▸ Aim:
Extract every line of the material that holds the string "this".

▸ Data lines:
☆ ☆ ☆
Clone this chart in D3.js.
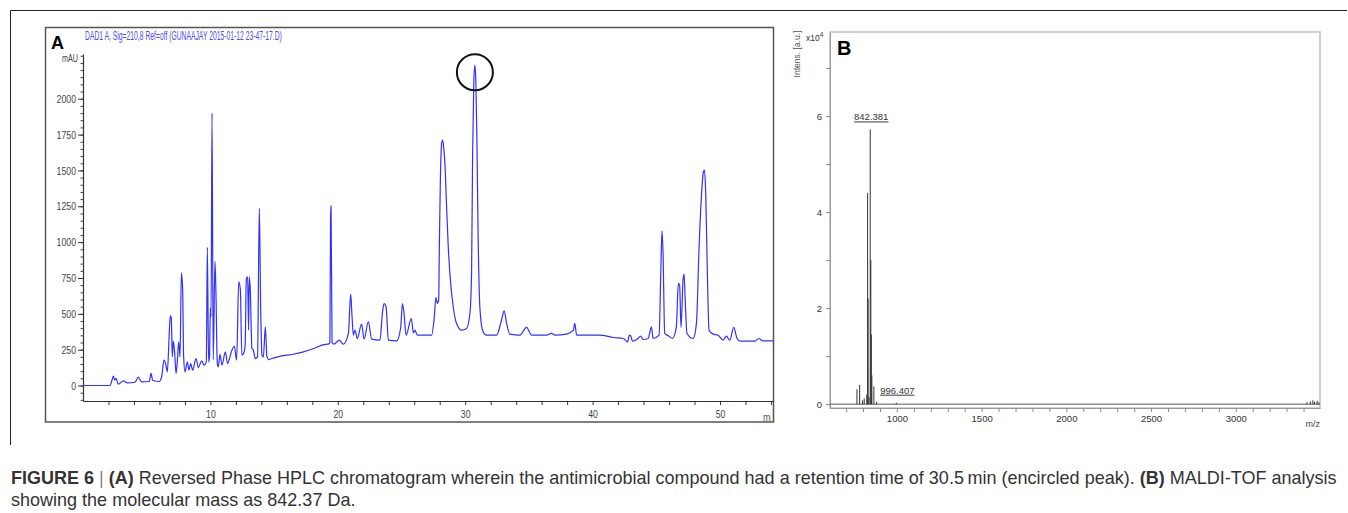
<!DOCTYPE html>
<html>
<head>
<meta charset="utf-8">
<script src="https://cdn.jsdelivr.net/npm/d3@7"></script>
<style>
html, body { margin: 0; padding: 0; background: #fff; }
svg { display: block; }
text { font-family: "Liberation Sans", Arial, sans-serif; }
</style>
</head>
<body>
<svg id="fig" width="1348" height="513"></svg>
<script>
// ---- panel A : RP-HPLC trace, [time (min), absorbance (mAU)]
const hplcTrace = [
  [0, 0], [2.12, 0], [2.28, 38], [2.38, 65], [2.49, 38], [2.59, 50], [2.77, 9], [3.17, 32], [3.48, 18],
  [4.08, 23], [4.34, 58], [4.6, 26], [5.2, 28], [5.34, 84], [5.47, 37], [5.99, 28], [6.17, 60], [6.36, 177],
  [6.51, 142], [6.62, 95], [6.78, 386], [6.85, 486], [6.93, 474], [7.01, 200], [7.09, 309], [7.2, 223],
  [7.3, 84], [7.4, 165], [7.51, 304], [7.62, 200], [7.72, 786], [7.82, 677], [7.9, 200], [8.01, 95],
  [8.19, 165], [8.32, 107], [8.45, 153], [8.61, 107], [8.87, 188], [9.05, 126], [9.32, 172], [9.5, 142],
  [9.68, 165], [9.76, 963], [9.86, 165], [9.93, 200], [10.0, 540], [10.05, 480], [10.13, 1900], [10.22, 180],
  [10.36, 867], [10.44, 626], [10.54, 153], [10.62, 130], [10.75, 218], [10.91, 142], [11.17, 235],
  [11.35, 153], [11.67, 242], [11.88, 274], [12.06, 177], [12.22, 723], [12.35, 670], [12.47, 211],
  [12.63, 228], [12.73, 286], [12.82, 747], [12.92, 758], [13.0, 386], [13.05, 758], [13.13, 670],
  [13.26, 258], [13.37, 247], [13.52, 188], [13.7, 200], [13.84, 1235], [13.95, 525], [14.05, 211],
  [14.16, 200], [14.31, 409], [14.44, 200], [14.57, 181], [14.9, 190], [15.5, 205], [16.5, 218],
  [17.3, 235], [18.1, 258], [18.9, 285], [19.3, 290], [19.38, 300], [19.43, 1170], [19.47, 1253],
  [19.55, 300], [19.7, 288], [20.12, 316], [20.43, 288], [20.83, 363], [21.01, 637], [21.12, 479],
  [21.22, 351], [21.35, 386], [21.53, 328], [21.87, 428], [22.06, 323], [22.4, 444], [22.66, 323],
  [23.31, 316], [23.5, 502], [23.63, 572], [23.79, 549], [23.97, 316], [24.62, 311], [24.94, 405],
  [25.07, 572], [25.2, 502], [25.36, 351], [25.77, 467], [25.93, 367], [26.06, 386], [26.24, 351],
  [27.37, 351], [27.55, 456], [27.71, 614], [27.81, 572], [27.92, 595], [27.97, 967], [28.05, 1432],
  [28.15, 1689], [28.23, 1712], [28.33, 1642], [28.41, 1549], [28.54, 1246], [28.67, 967], [28.86, 712],
  [29.06, 549], [29.32, 433], [29.72, 386], [30.11, 398], [30.37, 502], [30.5, 781], [30.58, 1595],
  [30.68, 2130], [30.76, 2235], [30.84, 2107], [30.92, 1712], [31.02, 1014], [31.15, 549], [31.36, 386],
  [31.67, 351], [32.46, 351], [32.85, 456], [33.06, 521], [33.25, 433], [33.51, 358], [34.29, 351],
  [34.82, 405], [35.21, 351], [36.39, 351], [36.78, 363], [37.04, 351], [37.96, 358], [38.49, 386],
  [38.6, 433], [38.75, 351], [40.58, 351], [41.63, 335], [42.41, 328], [42.75, 304], [42.88, 351],
  [43.0, 344], [43.13, 309], [43.57, 328], [43.76, 344], [43.97, 321], [44.36, 328], [44.62, 409],
  [44.75, 328], [45.22, 351], [45.35, 781], [45.45, 1079], [45.53, 921], [45.66, 363], [46.0, 344],
  [46.26, 328], [46.57, 405], [46.73, 712], [46.83, 700], [46.94, 405], [47.1, 735], [47.18, 777],
  [47.28, 572], [47.41, 363], [47.89, 328], [48.15, 433], [48.36, 967], [48.54, 1316], [48.7, 1491],
  [48.78, 1502], [48.88, 1340], [49.01, 781], [49.14, 386], [49.46, 358], [49.85, 351], [50.24, 316],
  [50.5, 344], [50.77, 316], [51.08, 405], [51.34, 328], [51.6, 309], [52.73, 309], [53.04, 328],
  [53.38, 311], [54.17, 311]
];
const hplcYTicks = [0, 250, 500, 750, 1000, 1250, 1500, 1750, 2000];
const hplcXLabels = [10, 20, 30, 40, 50];
const encircledPeak = [30.76, 2185];
const hplcTitle = 'DAD1 A, Sig=210,8 Ref=off (GUNAAJAY 2015-01-12 23-47-17.D)';

// ---- panel B : MALDI-TOF sticks (m/z, intensity x10^4)
const msMass = [764, 780, 797, 807, 822, 827, 830, 835, 842.381, 846, 849, 852, 864, 880, 996.407,
  3420, 3440, 3455, 3465, 3480, 3490];
const msIntens = [0.31, 0.40, 0.08, 0.12, 0.2, 4.4, 2.2, 0.15, 5.72, 3.0, 1.45, 0.6, 0.37, 0.05, 0.03,
  0.04, 0.06, 0.08, 0.05, 0.07, 0.04];
const msLabelMass = [842.381, 996.407];
const msLabelIntens = [5.72, 0.03];
const msXLabels = [1000, 1500, 2000, 2500, 3000];
const msYLabels = [0, 2, 4, 6];

const captionLine1 = [
  ['FIGURE 6', 700], [' | ', 300], ['(A)', 700],
  [' Reversed Phase HPLC chromatogram wherein the antimicrobial compound had a retention time of 30.5\u2009min (encircled peak). ', 400],
  ['(B)', 700], [' MALDI-TOF analysis', 400]
];
const captionLine2 = 'showing the molecular mass as 842.37 Da.';

const svg = d3.select('#fig');

// squeeze text horizontally around its own x,y (the pdf fonts are condensed)
function squeeze(sel, k) {
  sel.each(function() {
    const t = d3.select(this);
    const x = +t.attr('x') || 0;
    const y = +t.attr('y') || 0;
    t.attr('transform', `translate(${x},${y}) scale(${k},1) translate(${-x},${-y})`);
  });
}
function fitWidth(sel, w) {
  const cur = sel.node().getComputedTextLength();
  squeeze(sel, w / cur);
  return w / cur;
}

// outer figure frame
svg.append('path')
  .attr('d', 'M10.5,445 L10.5,10.5 L1347,10.5')
  .attr('fill', 'none').attr('stroke', '#222').attr('stroke-width', 1);

// ================= panel A =================
const xA = d3.scaleLinear().domain([0, 54.2]).range([83, 773.5]);
const yA = d3.scaleLinear().domain([-108, 2312]).range([401, 54]);

const $a = svg.append('g').attr('class', 'panel-a');
svg.append('defs').append('clipPath').attr('id', 'clipA')
  .append('rect').attr('x', 46).attr('y', 28).attr('width', 727).attr('height', 393);

$a.append('rect')
  .attr('x', 45.5).attr('y', 27.5).attr('width', 728).attr('height', 394.5)
  .attr('fill', 'none').attr('stroke', '#555').attr('stroke-width', 1.5);

// y axis: minor every 50, labelled every 250
$a.append('g')
  .attr('transform', 'translate(83,0)')
  .call(d3.axisLeft(yA).tickValues(d3.range(-100, 2301, 50)).tickSize(2.5).tickFormat('').tickSizeOuter(0))
  .call(g => g.selectAll('line').attr('stroke', '#444'))
  .call(g => g.select('.domain').remove());
const $ay = $a.append('g')
  .attr('transform', 'translate(83,0)')
  .call(d3.axisLeft(yA).tickValues(hplcYTicks).tickSize(5).tickPadding(2)
    .tickFormat(d => String(d)).tickSizeOuter(0));
$ay.select('.domain').attr('stroke', '#333').attr('stroke-width', 1.2);
$ay.selectAll('line').attr('stroke', '#333');
$ay.selectAll('text').attr('font-size', 11.5).attr('fill', '#444')
  .attr('font-family', '"Liberation Sans", Arial, sans-serif');
squeeze($ay.selectAll('text'), 0.76);

const $ax = $a.append('g')
  .attr('transform', 'translate(0,401)')
  .call(d3.axisBottom(xA).tickValues(d3.range(2, 55, 2)).tickSize(4).tickPadding(5)
    .tickFormat(d => hplcXLabels.includes(d) ? d : '').tickSizeOuter(0));
$ax.select('.domain').attr('stroke', '#333').attr('stroke-width', 1.2);
$ax.selectAll('line').attr('stroke', '#333');
$ax.selectAll('text').attr('font-size', 11.5).attr('fill', '#444')
  .attr('font-family', '"Liberation Sans", Arial, sans-serif')
  .attr('transform', 'scale(0.76,1)');

$a.append('text')
  .attr('x', 763).attr('y', 421).attr('font-size', 11).attr('fill', '#555')
  .attr('clip-path', 'url(#clipA)')
  .text('min').call(s => squeeze(s, 0.8));
$a.append('text')
  .attr('x', 78).attr('y', 62).attr('text-anchor', 'end')
  .attr('font-size', 10).attr('fill', '#444')
  .text('mAU').call(s => squeeze(s, 0.72));

// the chromatogram
$a.append('path')
  .datum(hplcTrace)
  .attr('clip-path', 'url(#clipA)')
  .attr('fill', 'none')
  .attr('stroke', '#3030ff')
  .attr('stroke-width', 1.2)
  .attr('stroke-linejoin', 'round')
  .attr('d', d3.line().x(d => xA(d[0])).y(d => yA(d[1])).curve(d3.curveMonotoneX));

$a.append('circle')
  .attr('cx', xA(encircledPeak[0])).attr('cy', yA(encircledPeak[1])).attr('r', 18)
  .attr('fill', 'none').attr('stroke', '#111').attr('stroke-width', 2);

const $title = $a.append('text')
  .attr('x', 85).attr('y', 40).attr('font-size', 12).attr('fill', '#4a4af0')
  .text(hplcTitle);
fitWidth($title, 197);

$a.append('text')
  .attr('x', 51).attr('y', 48.5).attr('font-size', 18).attr('font-weight', 700).attr('fill', '#000')
  .text('A');

// ================= panel B =================
const xB = d3.scaleLinear().domain([605, 3497]).range([830, 1320]);
const yB = d3.scaleLinear().domain([-0.08, 7.75]).range([408, 32]);
const $b = svg.append('g').attr('class', 'panel-b');

$b.append('rect')
  .attr('x', 830).attr('y', 32).attr('width', 490).attr('height', 376)
  .attr('fill', 'none').attr('stroke', '#c4c4c4').attr('stroke-width', 1.6);

const $by = $b.append('g')
  .attr('transform', 'translate(830,0)')
  .call(d3.axisLeft(yB).tickValues(d3.range(0, 8)).tickSize(4).tickPadding(4)
    .tickFormat(d => msYLabels.includes(d) ? d : '').tickSizeOuter(0));
$by.select('.domain').attr('stroke', '#999');
$by.selectAll('line').attr('stroke', '#888');
$by.selectAll('text').attr('font-size', 9.5).attr('fill', '#333')
  .attr('font-family', '"Liberation Sans", Arial, sans-serif');

const $bx = $b.append('g')
  .attr('transform', 'translate(0,408)')
  .call(d3.axisBottom(xB).tickValues(d3.range(700, 3500, 100)).tickSize(4).tickPadding(3)
    .tickFormat(d => msXLabels.includes(d) ? d : '').tickSizeOuter(0));
$bx.select('.domain').attr('stroke', '#999');
$bx.selectAll('line').attr('stroke', '#888');
$bx.selectAll('text').attr('font-size', 9.5).attr('fill', '#333')
  .attr('font-family', '"Liberation Sans", Arial, sans-serif');

// zero line of the spectrum
$b.append('line')
  .attr('x1', xB(605)).attr('x2', xB(3497)).attr('y1', yB(0)).attr('y2', yB(0))
  .attr('stroke', '#555').attr('stroke-width', 1);

$b.selectAll('line.stick')
  .data(msMass)
  .join('line')
  .attr('class', 'stick')
  .attr('x1', d => xB(d)).attr('x2', d => xB(d))
  .attr('y1', yB(0)).attr('y2', (d, i) => yB(msIntens[i]))
  .attr('stroke', '#333').attr('stroke-width', 1);

$b.selectAll('text.peak')
  .data(msLabelMass)
  .join('text')
  .attr('class', 'peak')
  .attr('x', d => xB(d) + 1)
  .attr('y', (d, i) => yB(msLabelIntens[i]) - 9)
  .attr('text-anchor', 'middle')
  .attr('font-size', 9.5).attr('fill', '#333')
  .style('text-decoration', 'underline')
  .text(d => d3.format('.3f')(d));

$b.append('text')
  .attr('transform', 'translate(800,54) rotate(-90)')
  .attr('text-anchor', 'middle').attr('font-size', 8.5).attr('fill', '#555')
  .text('Intens. [a.u.]');
const $mult = $b.append('text')
  .attr('x', 806).attr('y', 41).attr('font-size', 8.5).attr('fill', '#333');
$mult.append('tspan').text('x10');
$mult.append('tspan').attr('dy', -4).attr('font-size', 6.5).text('4');

$b.append('text')
  .attr('x', 1320).attr('y', 427).attr('text-anchor', 'end')
  .attr('font-size', 9).attr('fill', '#444')
  .text('m/z');

$b.append('text')
  .attr('x', 837).attr('y', 55).attr('font-size', 20).attr('font-weight', 700).attr('fill', '#000')
  .text('B');

// ================= caption =================
const $cap1 = svg.append('text')
  .attr('x', 11).attr('y', 484).attr('font-size', 17.5).attr('fill', '#333');
$cap1.selectAll('tspan')
  .data(captionLine1)
  .join('tspan')
  .attr('font-weight', d => d[1])
  .attr('fill', d => d[1] === 300 ? '#888' : '#333')
  .text(d => d[0]);
const k = fitWidth($cap1, 1327);

const $cap2 = svg.append('text')
  .attr('x', 11).attr('y', 506).attr('font-size', 17.5).attr('fill', '#333')
  .text(captionLine2);
squeeze($cap2, k);
</script>
</body>
</html>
☆ ☆ ☆
▸ Expected answer:
Clone this chart in D3.js.
    const t = d3.select(this);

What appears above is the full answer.